__Task objective__. Write the listing out again, all of it, word for word.

__Input data__.
— Begin —

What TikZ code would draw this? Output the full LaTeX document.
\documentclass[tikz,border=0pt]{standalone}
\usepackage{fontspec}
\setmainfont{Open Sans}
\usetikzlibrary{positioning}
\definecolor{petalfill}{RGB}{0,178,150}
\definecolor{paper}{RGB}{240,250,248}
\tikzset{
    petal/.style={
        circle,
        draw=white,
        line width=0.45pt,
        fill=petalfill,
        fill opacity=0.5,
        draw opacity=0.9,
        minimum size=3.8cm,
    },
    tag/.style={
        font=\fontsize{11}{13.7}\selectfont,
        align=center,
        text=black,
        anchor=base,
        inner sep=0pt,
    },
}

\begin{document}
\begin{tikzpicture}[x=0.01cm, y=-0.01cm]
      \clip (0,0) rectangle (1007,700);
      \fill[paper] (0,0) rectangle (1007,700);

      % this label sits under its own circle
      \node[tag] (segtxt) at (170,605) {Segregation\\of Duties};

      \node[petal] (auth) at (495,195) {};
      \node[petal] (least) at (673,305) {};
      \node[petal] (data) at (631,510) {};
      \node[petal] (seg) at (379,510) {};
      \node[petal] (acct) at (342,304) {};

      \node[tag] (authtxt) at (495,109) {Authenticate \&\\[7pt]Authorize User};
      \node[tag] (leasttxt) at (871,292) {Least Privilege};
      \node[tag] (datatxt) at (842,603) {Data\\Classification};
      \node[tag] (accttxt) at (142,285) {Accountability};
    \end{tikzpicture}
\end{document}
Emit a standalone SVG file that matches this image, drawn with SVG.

— End —

__Completed exercise__.
What TikZ code would draw this? Output the full LaTeX document.
\documentclass[tikz,border=0pt]{standalone}
\usepackage{fontspec}
\setmainfont{Open Sans}
\usetikzlibrary{positioning}
\definecolor{petalfill}{RGB}{0,178,150}
\definecolor{paper}{RGB}{240,250,248}
\tikzset{
    petal/.style={
        circle,
        draw=white,
        line width=0.45pt,
        fill=petalfill,
        fill opacity=0.5,
        draw opacity=0.9,
        minimum size=3.8cm,
    },
    tag/.style={
        font=\fontsize{11}{13.7}\selectfont,
        align=center,
        text=black,
        anchor=base,
        inner sep=0pt,
    },
}

\begin{document}
\begin{tikzpicture}[x=0.01cm, y=-0.01cm]
      \clip (0,0) rectangle (1007,700);
      \fill[paper] (0,0) rectangle (1007,700);

      % this label sits under its own circle
      \node[tag] (segtxt) at (170,605) {Segregation\\of Duties};

      \node[petal] (auth) at (495,195) {};
      \node[petal] (least) at (673,305) {};
      \node[petal] (data) at (631,510) {};
      \node[petal] (seg) at (379,510) {};
      \node[petal] (acct) at (342,304) {};

      \node[tag] (authtxt) at (495,109) {Authenticate \&\\[7pt]Authorize User};
      \node[tag] (leasttxt) at (871,292) {Least Privilege};
      \node[tag] (datatxt) at (842,603) {Data\\Classification};
      \node[tag] (accttxt) at (142,285) {Accountability};
    \end{tikzpicture}
\end{document}
Emit a standalone SVG file that matches this image, drawn with SVG.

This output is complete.